Seven Benefits of Waiting to Settle Down

By eHarmony Advice Host Kate

Seven Benefits of Waiting to Settle Down

While tying the knot at a younger age may have its benefits for many who choose that path, the benefits for those waiting to settle down are outstanding.

OLDER FIRST-TIME MARRIAGES
The Ministry of Health, Labor, and Welfare reported that in the 1950s, the average age for first marriages in the United States was 25.9 years old for men and 23 years old for women. In comparison, 2008’s average age for men was 30.2 years old, and 28.5 for women. As the age for first time marriages has increased, the stigmas of the “old maid” and the “confirmed bachelor” have grown obsolete. The idea of “it’s too late” is rapidly fading from our collective understanding.

1. MATURITY MAKES MARRIAGE LAST
In 2008, the PEW Research Center reported a strong correlation between the older age of a couple at the time of marriage and their likelihood to stay married. For those who are still waiting to find the right one, and for those who are starting over, this is great news.

2. DOES BEING OLDER = “CARRYING MORE BAGGAGE?”
Not necessarily. If you have in fact learned from the trial-and-errors you’ve encountered, your “baggage” represents all the places you’ve traveled to and experienced rather than the full garbage bag! With multiple lessons under your belt, you are more likely to know yourself, which means you’re more likely to be adept at communication. You’ll be better equipped to know how to handle the conflicts that naturally arise in any healthy relationship.

3. WISER PARTNER CHOICES
Chances are, you’ve had your share of romantic relationships, dates, or if not, you have weathered storms through significant friendships. Time has given you the golden opportunity to “test-drive” different personality types in a myriad of arenas. You’ve learned to recognize red flags. “Once burned twice shy,” you know better than to head down a good looking path marked with a skull and cross bones.

4. YOU HAVE A BETTER SELF TO OFFER
You’ve had the chance to strain out some of your own less becoming traits in other relationships. So you probably like yourself better than when you were younger, and a partner will benefit from your self-acceptance and emotional generosity. Your best self (so far) becomes the person you get to present to your life-long mate.

5. THE RELIABILITY TO STICK OUT COMMITMENTS
Over time, you’ve had the chances to get an education, establish a career, or at least develop good work ethics. This means that you also have had chances to learn how to stick to your word through various circumstances. You know better than to get into a commitment when you recognize it won’t work. You’re likely to have paid consequences for unreliability, so you’ll choose commitments carefully and take them more seriously.

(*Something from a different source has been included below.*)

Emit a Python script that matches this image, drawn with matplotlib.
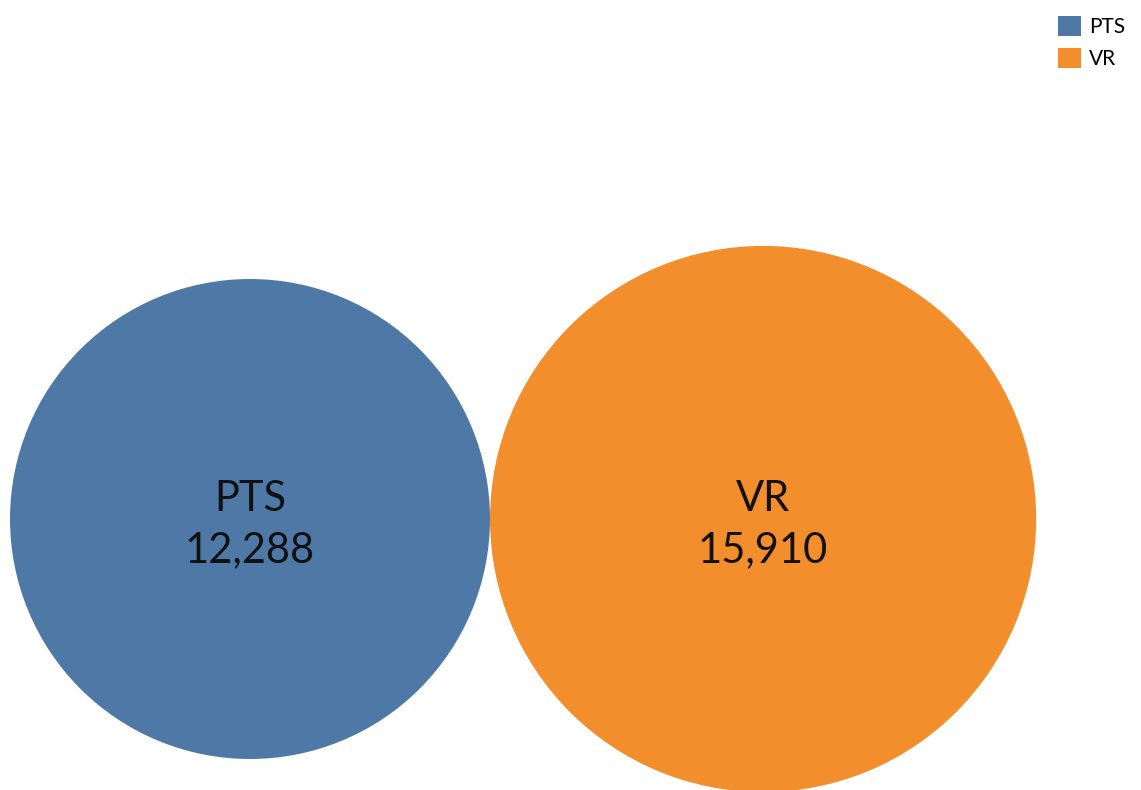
import matplotlib.pyplot as plt
import numpy as np
from matplotlib.patches import Circle, Patch

# values shown in each bubble
labels = ["PTS", "VR"]
values = [12288, 15910]
colors = ["#4e79a7", "#f28e2b"]

plt.rcParams['font.family'] = ['Lato', 'DejaVu Sans']

fig = plt.figure(figsize=(11.41, 7.90), dpi=100)
ax = fig.add_axes([0, 0, 1, 1])
ax.set_xlim(0, 1141)
ax.set_ylim(790, 0)
ax.set_aspect('equal')
ax.axis('off')

# bubble area proportional to value
scale = 240 / np.sqrt(values[0])
radii = [scale * np.sqrt(v) for v in values]

x = 10
cy = 519
for lab, val, col, r in zip(labels, values, colors, radii):
    cx = x + r
    ax.add_patch(Circle((cx, cy), r, facecolor=col, edgecolor='none'))
    ax.text(cx, cy + 6, f"{lab}\n{val:,}", ha='center', va='center',
            fontsize=30, color='#111111', linespacing=1.42)
    x = cx + r

handles = [Patch(facecolor=c, edgecolor='none') for c in colors]
ax.legend(handles, labels, loc='upper right', bbox_to_anchor=(1.0, 1.0),
          frameon=False, fontsize=15, handlelength=1.1, handleheight=1.1,
          handletextpad=0.4, labelspacing=0.55, borderaxespad=0.35)

plt.savefig("out.png")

6. HAPPIER, HEALTHIER FAMILIES
Establishing a vocation is likely to mean that you’ve had more time to chip away at debts and grow your financial stability. This creates a more stable environment for raising children.

You’re not as foolish, reactionary, or raw as you may have been in younger years. You’ll be more likely to pass along strong character traits to your children and not unhealthy patterns you’ve outgrown and already worked through. Your offspring will greatly benefit from your decision to wait and choose wisely.

7. BIOLOGICAL CLOCK?
It’s natural to feel pressure as you grow older, and it’s okay to grieve if you’re past child-bearing years. You can still consider alternatives to biological parenting. For example, many beautiful children are waiting to be chosen by loving parents. If you don’t want to adopt, sometimes other opportunities present themselves – such as taking care of relatives’ children or helping with a non-profit organization. It is never impossible or too late to be a significant role model in a child’s life.

When you consider the legacy you are building and leaving behind, never fret that it’s “too late.” It is the maturity that you bring to the table that will increase the joy and improve the quality in your partnership and family life.